What the exercise asks - Copy every line of the listing that holds the string "this".

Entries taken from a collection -
::::

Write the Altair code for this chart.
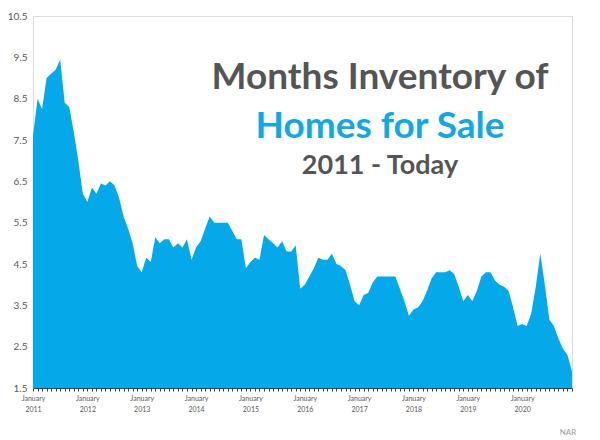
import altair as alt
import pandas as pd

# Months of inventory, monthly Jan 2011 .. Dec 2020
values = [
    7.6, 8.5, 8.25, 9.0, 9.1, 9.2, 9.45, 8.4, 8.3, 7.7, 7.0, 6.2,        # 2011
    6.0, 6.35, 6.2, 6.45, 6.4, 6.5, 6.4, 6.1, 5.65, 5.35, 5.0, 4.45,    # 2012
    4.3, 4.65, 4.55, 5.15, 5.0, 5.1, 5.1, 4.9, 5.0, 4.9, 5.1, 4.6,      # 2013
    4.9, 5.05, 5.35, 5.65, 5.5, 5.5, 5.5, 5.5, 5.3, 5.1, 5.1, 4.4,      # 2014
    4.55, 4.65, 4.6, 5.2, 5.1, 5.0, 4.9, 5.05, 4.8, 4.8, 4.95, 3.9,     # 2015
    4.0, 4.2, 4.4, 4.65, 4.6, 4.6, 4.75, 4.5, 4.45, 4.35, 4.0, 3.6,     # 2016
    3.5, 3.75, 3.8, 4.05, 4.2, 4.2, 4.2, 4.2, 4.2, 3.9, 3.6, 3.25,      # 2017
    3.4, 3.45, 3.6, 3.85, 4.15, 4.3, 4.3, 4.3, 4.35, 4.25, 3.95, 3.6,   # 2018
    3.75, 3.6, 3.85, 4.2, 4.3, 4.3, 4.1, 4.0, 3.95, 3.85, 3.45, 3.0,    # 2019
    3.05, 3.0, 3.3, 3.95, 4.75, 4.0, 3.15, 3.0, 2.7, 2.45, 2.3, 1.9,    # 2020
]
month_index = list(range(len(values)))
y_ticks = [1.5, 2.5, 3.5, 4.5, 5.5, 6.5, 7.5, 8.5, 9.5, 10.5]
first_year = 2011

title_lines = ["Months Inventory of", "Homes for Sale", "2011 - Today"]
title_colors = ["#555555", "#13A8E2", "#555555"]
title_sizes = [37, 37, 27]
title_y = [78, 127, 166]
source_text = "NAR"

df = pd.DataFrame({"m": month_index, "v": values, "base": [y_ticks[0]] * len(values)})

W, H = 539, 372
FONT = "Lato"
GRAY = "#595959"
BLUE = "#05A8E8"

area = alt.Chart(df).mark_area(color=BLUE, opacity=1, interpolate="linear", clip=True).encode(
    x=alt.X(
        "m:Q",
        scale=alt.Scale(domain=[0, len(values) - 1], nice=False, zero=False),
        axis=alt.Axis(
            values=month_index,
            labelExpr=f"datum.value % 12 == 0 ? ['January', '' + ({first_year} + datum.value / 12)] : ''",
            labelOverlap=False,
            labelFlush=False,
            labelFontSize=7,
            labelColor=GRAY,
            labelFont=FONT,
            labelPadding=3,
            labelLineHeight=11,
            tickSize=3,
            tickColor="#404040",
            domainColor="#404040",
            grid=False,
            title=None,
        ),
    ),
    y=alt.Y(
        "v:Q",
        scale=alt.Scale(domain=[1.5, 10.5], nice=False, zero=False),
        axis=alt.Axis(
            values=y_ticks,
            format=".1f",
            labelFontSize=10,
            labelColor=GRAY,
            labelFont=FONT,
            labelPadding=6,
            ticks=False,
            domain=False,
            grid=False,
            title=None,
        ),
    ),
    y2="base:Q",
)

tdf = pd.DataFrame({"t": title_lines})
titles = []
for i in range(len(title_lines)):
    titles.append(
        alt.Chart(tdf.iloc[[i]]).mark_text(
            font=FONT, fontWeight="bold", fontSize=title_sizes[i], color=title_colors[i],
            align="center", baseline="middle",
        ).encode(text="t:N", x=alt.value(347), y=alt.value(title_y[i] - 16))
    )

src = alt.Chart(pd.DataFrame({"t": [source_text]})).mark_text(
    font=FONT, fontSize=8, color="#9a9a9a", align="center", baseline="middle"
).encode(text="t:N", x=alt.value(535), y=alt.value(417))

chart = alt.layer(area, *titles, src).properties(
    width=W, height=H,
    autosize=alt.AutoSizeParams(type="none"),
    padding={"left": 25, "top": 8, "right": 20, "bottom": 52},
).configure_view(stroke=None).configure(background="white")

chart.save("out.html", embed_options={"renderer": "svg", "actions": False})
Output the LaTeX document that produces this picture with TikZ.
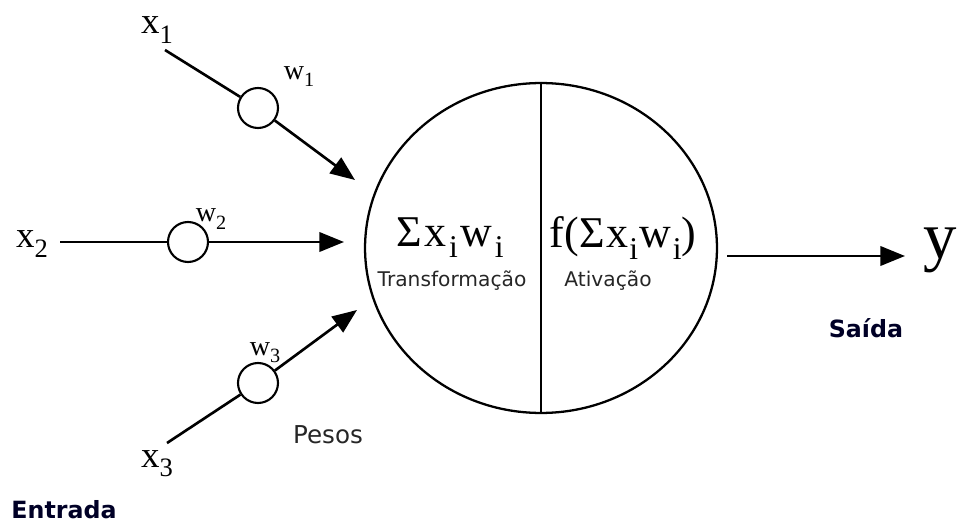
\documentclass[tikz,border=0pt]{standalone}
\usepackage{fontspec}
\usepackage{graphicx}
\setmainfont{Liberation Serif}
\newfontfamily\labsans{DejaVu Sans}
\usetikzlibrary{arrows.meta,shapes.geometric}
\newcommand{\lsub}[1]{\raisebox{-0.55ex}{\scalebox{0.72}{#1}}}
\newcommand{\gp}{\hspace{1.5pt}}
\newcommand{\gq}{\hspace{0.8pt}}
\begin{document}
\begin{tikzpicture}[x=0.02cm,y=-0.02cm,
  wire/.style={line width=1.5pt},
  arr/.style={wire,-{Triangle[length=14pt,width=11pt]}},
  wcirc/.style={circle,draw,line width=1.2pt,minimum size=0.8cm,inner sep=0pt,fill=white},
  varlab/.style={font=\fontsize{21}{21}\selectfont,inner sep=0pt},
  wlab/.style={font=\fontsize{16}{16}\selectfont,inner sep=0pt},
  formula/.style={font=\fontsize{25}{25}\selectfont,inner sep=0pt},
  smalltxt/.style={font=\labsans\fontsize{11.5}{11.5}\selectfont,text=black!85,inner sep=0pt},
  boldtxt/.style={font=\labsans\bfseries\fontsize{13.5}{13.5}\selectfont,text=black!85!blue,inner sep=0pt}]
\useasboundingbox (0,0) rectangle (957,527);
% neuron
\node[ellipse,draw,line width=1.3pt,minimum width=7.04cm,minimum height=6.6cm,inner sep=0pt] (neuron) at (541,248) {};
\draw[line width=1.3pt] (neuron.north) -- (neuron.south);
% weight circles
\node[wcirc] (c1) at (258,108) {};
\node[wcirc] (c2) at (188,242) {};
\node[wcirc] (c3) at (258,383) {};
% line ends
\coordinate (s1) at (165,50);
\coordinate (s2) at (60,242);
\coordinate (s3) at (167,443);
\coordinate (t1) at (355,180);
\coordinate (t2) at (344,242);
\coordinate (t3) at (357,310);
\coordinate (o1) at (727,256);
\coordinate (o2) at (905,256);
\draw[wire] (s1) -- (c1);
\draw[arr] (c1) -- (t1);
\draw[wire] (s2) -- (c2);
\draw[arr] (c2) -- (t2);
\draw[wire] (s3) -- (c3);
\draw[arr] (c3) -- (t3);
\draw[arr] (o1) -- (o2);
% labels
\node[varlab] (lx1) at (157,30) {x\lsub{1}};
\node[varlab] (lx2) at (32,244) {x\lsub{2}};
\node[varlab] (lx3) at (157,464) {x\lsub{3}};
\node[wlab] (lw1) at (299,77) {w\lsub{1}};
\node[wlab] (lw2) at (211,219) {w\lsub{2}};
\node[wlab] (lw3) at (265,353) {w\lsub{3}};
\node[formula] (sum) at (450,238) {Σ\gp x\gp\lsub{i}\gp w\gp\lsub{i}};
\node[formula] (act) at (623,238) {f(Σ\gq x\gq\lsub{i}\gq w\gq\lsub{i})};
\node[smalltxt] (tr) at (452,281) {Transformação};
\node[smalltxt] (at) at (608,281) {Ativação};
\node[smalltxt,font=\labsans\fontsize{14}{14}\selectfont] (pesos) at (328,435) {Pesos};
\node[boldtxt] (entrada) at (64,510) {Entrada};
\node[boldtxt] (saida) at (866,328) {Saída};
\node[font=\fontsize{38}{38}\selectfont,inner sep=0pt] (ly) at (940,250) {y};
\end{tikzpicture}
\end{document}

::::

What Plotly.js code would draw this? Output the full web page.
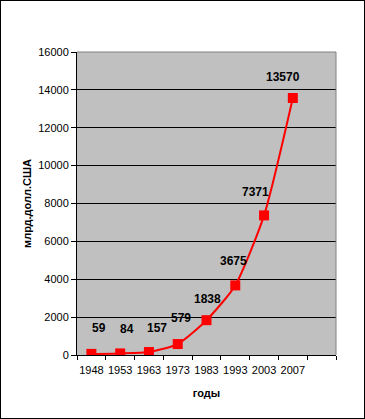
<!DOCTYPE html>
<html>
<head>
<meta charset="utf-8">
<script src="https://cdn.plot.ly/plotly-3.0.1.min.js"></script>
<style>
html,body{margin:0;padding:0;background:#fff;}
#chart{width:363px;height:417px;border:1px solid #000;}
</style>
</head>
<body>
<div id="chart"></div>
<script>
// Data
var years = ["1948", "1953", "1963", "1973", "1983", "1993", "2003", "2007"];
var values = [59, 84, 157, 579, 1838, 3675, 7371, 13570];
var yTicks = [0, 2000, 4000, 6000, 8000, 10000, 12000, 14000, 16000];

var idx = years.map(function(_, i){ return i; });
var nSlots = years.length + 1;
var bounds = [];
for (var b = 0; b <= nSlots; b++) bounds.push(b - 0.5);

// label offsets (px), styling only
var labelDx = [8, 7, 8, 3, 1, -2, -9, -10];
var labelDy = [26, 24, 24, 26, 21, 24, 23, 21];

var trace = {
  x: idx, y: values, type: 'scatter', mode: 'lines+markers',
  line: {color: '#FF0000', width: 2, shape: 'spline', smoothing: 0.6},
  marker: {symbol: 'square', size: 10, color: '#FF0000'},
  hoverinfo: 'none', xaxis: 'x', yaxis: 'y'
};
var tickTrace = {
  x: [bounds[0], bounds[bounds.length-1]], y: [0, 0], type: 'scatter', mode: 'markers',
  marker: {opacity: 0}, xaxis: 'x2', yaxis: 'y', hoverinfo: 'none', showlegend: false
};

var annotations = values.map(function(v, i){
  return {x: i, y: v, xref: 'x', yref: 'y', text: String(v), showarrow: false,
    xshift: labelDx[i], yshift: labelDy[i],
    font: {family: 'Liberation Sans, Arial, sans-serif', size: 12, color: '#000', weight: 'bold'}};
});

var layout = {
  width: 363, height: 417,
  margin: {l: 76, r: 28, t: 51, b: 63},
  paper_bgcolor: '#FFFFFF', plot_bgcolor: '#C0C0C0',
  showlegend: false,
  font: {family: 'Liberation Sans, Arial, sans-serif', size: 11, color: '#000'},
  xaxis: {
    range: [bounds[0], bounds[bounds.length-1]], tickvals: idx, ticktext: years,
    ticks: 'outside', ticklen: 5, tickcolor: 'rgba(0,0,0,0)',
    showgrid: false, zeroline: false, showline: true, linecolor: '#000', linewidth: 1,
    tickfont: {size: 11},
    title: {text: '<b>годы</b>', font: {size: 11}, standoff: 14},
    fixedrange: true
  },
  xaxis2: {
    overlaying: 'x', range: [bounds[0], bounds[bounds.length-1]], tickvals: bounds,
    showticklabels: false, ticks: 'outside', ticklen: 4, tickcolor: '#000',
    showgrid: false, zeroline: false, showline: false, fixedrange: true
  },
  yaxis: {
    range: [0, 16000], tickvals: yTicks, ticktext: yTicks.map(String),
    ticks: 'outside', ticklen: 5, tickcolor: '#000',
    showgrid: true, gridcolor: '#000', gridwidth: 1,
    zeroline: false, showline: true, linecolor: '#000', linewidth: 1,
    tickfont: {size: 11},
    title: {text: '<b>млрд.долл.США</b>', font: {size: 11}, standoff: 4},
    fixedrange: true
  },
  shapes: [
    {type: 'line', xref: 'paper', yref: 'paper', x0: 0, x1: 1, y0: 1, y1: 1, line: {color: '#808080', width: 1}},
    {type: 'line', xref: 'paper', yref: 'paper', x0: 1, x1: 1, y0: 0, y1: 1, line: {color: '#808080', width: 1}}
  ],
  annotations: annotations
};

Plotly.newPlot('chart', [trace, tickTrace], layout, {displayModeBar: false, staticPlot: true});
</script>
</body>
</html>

::::

Complete response -
Write the Altair code for this chart.
Output the LaTeX document that produces this picture with TikZ.
What Plotly.js code would draw this? Output the full web page.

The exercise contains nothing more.